Data excerpts =>

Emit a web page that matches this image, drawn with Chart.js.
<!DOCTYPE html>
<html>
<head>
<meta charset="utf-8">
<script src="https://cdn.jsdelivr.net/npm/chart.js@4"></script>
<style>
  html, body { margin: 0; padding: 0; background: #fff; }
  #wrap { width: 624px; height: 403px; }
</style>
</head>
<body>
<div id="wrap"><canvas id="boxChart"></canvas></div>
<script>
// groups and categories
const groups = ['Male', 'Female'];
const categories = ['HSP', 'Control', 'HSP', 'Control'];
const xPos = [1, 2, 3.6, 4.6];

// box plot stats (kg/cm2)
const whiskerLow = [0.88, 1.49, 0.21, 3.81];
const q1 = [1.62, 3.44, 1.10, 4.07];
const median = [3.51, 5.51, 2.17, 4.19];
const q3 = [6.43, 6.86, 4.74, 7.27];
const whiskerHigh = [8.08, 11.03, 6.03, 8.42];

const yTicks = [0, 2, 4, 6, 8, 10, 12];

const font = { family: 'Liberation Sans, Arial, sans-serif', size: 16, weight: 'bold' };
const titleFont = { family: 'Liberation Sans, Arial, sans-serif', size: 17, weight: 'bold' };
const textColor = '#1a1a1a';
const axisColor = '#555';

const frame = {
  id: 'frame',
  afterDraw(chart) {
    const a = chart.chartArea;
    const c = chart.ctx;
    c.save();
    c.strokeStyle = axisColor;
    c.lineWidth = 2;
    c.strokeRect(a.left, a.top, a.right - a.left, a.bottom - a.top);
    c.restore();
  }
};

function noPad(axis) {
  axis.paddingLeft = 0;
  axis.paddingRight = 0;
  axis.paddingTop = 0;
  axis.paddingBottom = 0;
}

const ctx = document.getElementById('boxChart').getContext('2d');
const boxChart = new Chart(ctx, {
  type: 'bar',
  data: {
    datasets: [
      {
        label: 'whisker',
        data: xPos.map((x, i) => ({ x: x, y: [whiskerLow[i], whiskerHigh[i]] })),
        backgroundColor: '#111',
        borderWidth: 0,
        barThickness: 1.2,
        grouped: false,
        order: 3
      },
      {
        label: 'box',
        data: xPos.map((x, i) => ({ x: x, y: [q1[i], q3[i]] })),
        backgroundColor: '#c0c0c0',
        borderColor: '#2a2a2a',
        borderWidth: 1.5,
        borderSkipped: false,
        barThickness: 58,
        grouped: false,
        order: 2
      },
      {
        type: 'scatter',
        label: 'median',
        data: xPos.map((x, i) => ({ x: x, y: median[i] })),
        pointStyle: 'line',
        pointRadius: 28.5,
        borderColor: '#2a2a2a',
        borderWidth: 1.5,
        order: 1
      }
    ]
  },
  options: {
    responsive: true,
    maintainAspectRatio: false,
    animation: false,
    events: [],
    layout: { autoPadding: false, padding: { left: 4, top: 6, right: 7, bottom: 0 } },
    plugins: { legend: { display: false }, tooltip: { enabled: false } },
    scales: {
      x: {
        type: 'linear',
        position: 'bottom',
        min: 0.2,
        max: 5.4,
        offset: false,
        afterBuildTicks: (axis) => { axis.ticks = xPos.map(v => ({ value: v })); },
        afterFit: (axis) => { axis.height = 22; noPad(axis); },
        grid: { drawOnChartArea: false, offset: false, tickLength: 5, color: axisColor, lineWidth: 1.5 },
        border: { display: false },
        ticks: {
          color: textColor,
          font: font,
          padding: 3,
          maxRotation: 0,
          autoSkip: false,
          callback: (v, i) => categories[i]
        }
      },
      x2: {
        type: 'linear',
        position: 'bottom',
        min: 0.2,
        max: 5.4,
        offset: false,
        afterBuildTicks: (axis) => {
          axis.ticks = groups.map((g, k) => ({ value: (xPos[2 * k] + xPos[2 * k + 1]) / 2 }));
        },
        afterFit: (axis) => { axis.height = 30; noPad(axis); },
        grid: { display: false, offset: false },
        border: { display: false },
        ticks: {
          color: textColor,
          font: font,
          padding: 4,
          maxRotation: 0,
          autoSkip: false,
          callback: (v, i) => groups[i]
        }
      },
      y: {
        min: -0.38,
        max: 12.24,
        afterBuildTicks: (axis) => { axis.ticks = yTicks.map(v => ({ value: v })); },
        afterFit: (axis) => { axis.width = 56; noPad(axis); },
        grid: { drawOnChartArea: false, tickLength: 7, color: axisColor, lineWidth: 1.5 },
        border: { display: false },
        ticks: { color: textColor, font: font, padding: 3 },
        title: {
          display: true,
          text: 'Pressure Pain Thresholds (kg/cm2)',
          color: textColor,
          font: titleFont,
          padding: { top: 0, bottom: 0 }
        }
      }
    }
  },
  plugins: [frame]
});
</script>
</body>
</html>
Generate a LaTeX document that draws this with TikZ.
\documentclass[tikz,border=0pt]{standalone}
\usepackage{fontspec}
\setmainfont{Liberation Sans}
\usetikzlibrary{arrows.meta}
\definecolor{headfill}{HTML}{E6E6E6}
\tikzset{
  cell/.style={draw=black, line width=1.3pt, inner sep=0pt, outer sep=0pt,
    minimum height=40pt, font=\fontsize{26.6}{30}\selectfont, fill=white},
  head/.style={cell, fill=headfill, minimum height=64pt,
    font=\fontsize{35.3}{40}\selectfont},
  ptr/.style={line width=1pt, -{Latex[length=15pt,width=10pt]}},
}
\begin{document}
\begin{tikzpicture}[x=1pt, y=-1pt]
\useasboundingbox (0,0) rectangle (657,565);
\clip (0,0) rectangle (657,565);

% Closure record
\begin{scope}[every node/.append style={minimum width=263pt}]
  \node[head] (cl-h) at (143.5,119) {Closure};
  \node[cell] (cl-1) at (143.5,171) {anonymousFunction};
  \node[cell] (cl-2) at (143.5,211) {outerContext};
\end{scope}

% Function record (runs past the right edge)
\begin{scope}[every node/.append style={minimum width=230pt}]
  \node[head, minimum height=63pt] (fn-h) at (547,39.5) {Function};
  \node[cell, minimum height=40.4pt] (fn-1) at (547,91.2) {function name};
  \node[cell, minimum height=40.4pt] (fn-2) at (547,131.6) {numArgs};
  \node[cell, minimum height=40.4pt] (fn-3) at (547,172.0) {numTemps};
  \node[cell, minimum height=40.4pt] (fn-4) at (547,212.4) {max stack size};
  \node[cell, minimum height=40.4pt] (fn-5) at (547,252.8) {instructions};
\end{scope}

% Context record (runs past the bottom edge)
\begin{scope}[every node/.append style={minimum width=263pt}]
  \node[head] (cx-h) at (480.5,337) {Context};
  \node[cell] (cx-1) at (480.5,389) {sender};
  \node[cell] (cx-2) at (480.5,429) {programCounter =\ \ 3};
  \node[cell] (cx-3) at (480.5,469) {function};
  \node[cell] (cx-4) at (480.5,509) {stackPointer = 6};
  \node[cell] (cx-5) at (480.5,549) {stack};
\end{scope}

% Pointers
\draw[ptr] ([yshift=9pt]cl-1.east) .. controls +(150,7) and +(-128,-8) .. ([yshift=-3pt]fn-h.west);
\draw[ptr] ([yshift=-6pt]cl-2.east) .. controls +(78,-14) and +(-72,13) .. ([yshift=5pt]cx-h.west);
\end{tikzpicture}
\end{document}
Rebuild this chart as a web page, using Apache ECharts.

What the exercise asks => Give an exact repetition of all the material.

Answer to the problem =>
Emit a web page that matches this image, drawn with Chart.js.
<!DOCTYPE html>
<html>
<head>
<meta charset="utf-8">
<script src="https://cdn.jsdelivr.net/npm/chart.js@4"></script>
<style>
  html, body { margin: 0; padding: 0; background: #fff; }
  #wrap { width: 624px; height: 403px; }
</style>
</head>
<body>
<div id="wrap"><canvas id="boxChart"></canvas></div>
<script>
// groups and categories
const groups = ['Male', 'Female'];
const categories = ['HSP', 'Control', 'HSP', 'Control'];
const xPos = [1, 2, 3.6, 4.6];

// box plot stats (kg/cm2)
const whiskerLow = [0.88, 1.49, 0.21, 3.81];
const q1 = [1.62, 3.44, 1.10, 4.07];
const median = [3.51, 5.51, 2.17, 4.19];
const q3 = [6.43, 6.86, 4.74, 7.27];
const whiskerHigh = [8.08, 11.03, 6.03, 8.42];

const yTicks = [0, 2, 4, 6, 8, 10, 12];

const font = { family: 'Liberation Sans, Arial, sans-serif', size: 16, weight: 'bold' };
const titleFont = { family: 'Liberation Sans, Arial, sans-serif', size: 17, weight: 'bold' };
const textColor = '#1a1a1a';
const axisColor = '#555';

const frame = {
  id: 'frame',
  afterDraw(chart) {
    const a = chart.chartArea;
    const c = chart.ctx;
    c.save();
    c.strokeStyle = axisColor;
    c.lineWidth = 2;
    c.strokeRect(a.left, a.top, a.right - a.left, a.bottom - a.top);
    c.restore();
  }
};

function noPad(axis) {
  axis.paddingLeft = 0;
  axis.paddingRight = 0;
  axis.paddingTop = 0;
  axis.paddingBottom = 0;
}

const ctx = document.getElementById('boxChart').getContext('2d');
const boxChart = new Chart(ctx, {
  type: 'bar',
  data: {
    datasets: [
      {
        label: 'whisker',
        data: xPos.map((x, i) => ({ x: x, y: [whiskerLow[i], whiskerHigh[i]] })),
        backgroundColor: '#111',
        borderWidth: 0,
        barThickness: 1.2,
        grouped: false,
        order: 3
      },
      {
        label: 'box',
        data: xPos.map((x, i) => ({ x: x, y: [q1[i], q3[i]] })),
        backgroundColor: '#c0c0c0',
        borderColor: '#2a2a2a',
        borderWidth: 1.5,
        borderSkipped: false,
        barThickness: 58,
        grouped: false,
        order: 2
      },
      {
        type: 'scatter',
        label: 'median',
        data: xPos.map((x, i) => ({ x: x, y: median[i] })),
        pointStyle: 'line',
        pointRadius: 28.5,
        borderColor: '#2a2a2a',
        borderWidth: 1.5,
        order: 1
      }
    ]
  },
  options: {
    responsive: true,
    maintainAspectRatio: false,
    animation: false,
    events: [],
    layout: { autoPadding: false, padding: { left: 4, top: 6, right: 7, bottom: 0 } },
    plugins: { legend: { display: false }, tooltip: { enabled: false } },
    scales: {
      x: {
        type: 'linear',
        position: 'bottom',
        min: 0.2,
        max: 5.4,
        offset: false,
        afterBuildTicks: (axis) => { axis.ticks = xPos.map(v => ({ value: v })); },
        afterFit: (axis) => { axis.height = 22; noPad(axis); },
        grid: { drawOnChartArea: false, offset: false, tickLength: 5, color: axisColor, lineWidth: 1.5 },
        border: { display: false },
        ticks: {
          color: textColor,
          font: font,
          padding: 3,
          maxRotation: 0,
          autoSkip: false,
          callback: (v, i) => categories[i]
        }
      },
      x2: {
        type: 'linear',
        position: 'bottom',
        min: 0.2,
        max: 5.4,
        offset: false,
        afterBuildTicks: (axis) => {
          axis.ticks = groups.map((g, k) => ({ value: (xPos[2 * k] + xPos[2 * k + 1]) / 2 }));
        },
        afterFit: (axis) => { axis.height = 30; noPad(axis); },
        grid: { display: false, offset: false },
        border: { display: false },
        ticks: {
          color: textColor,
          font: font,
          padding: 4,
          maxRotation: 0,
          autoSkip: false,
          callback: (v, i) => groups[i]
        }
      },
      y: {
        min: -0.38,
        max: 12.24,
        afterBuildTicks: (axis) => { axis.ticks = yTicks.map(v => ({ value: v })); },
        afterFit: (axis) => { axis.width = 56; noPad(axis); },
        grid: { drawOnChartArea: false, tickLength: 7, color: axisColor, lineWidth: 1.5 },
        border: { display: false },
        ticks: { color: textColor, font: font, padding: 3 },
        title: {
          display: true,
          text: 'Pressure Pain Thresholds (kg/cm2)',
          color: textColor,
          font: titleFont,
          padding: { top: 0, bottom: 0 }
        }
      }
    }
  },
  plugins: [frame]
});
</script>
</body>
</html>
Generate a LaTeX document that draws this with TikZ.
\documentclass[tikz,border=0pt]{standalone}
\usepackage{fontspec}
\setmainfont{Liberation Sans}
\usetikzlibrary{arrows.meta}
\definecolor{headfill}{HTML}{E6E6E6}
\tikzset{
  cell/.style={draw=black, line width=1.3pt, inner sep=0pt, outer sep=0pt,
    minimum height=40pt, font=\fontsize{26.6}{30}\selectfont, fill=white},
  head/.style={cell, fill=headfill, minimum height=64pt,
    font=\fontsize{35.3}{40}\selectfont},
  ptr/.style={line width=1pt, -{Latex[length=15pt,width=10pt]}},
}
\begin{document}
\begin{tikzpicture}[x=1pt, y=-1pt]
\useasboundingbox (0,0) rectangle (657,565);
\clip (0,0) rectangle (657,565);

% Closure record
\begin{scope}[every node/.append style={minimum width=263pt}]
  \node[head] (cl-h) at (143.5,119) {Closure};
  \node[cell] (cl-1) at (143.5,171) {anonymousFunction};
  \node[cell] (cl-2) at (143.5,211) {outerContext};
\end{scope}

% Function record (runs past the right edge)
\begin{scope}[every node/.append style={minimum width=230pt}]
  \node[head, minimum height=63pt] (fn-h) at (547,39.5) {Function};
  \node[cell, minimum height=40.4pt] (fn-1) at (547,91.2) {function name};
  \node[cell, minimum height=40.4pt] (fn-2) at (547,131.6) {numArgs};
  \node[cell, minimum height=40.4pt] (fn-3) at (547,172.0) {numTemps};
  \node[cell, minimum height=40.4pt] (fn-4) at (547,212.4) {max stack size};
  \node[cell, minimum height=40.4pt] (fn-5) at (547,252.8) {instructions};
\end{scope}

% Context record (runs past the bottom edge)
\begin{scope}[every node/.append style={minimum width=263pt}]
  \node[head] (cx-h) at (480.5,337) {Context};
  \node[cell] (cx-1) at (480.5,389) {sender};
  \node[cell] (cx-2) at (480.5,429) {programCounter =\ \ 3};
  \node[cell] (cx-3) at (480.5,469) {function};
  \node[cell] (cx-4) at (480.5,509) {stackPointer = 6};
  \node[cell] (cx-5) at (480.5,549) {stack};
\end{scope}

% Pointers
\draw[ptr] ([yshift=9pt]cl-1.east) .. controls +(150,7) and +(-128,-8) .. ([yshift=-3pt]fn-h.west);
\draw[ptr] ([yshift=-6pt]cl-2.east) .. controls +(78,-14) and +(-72,13) .. ([yshift=5pt]cx-h.west);
\end{tikzpicture}
\end{document}
Rebuild this chart as a web page, using Apache ECharts.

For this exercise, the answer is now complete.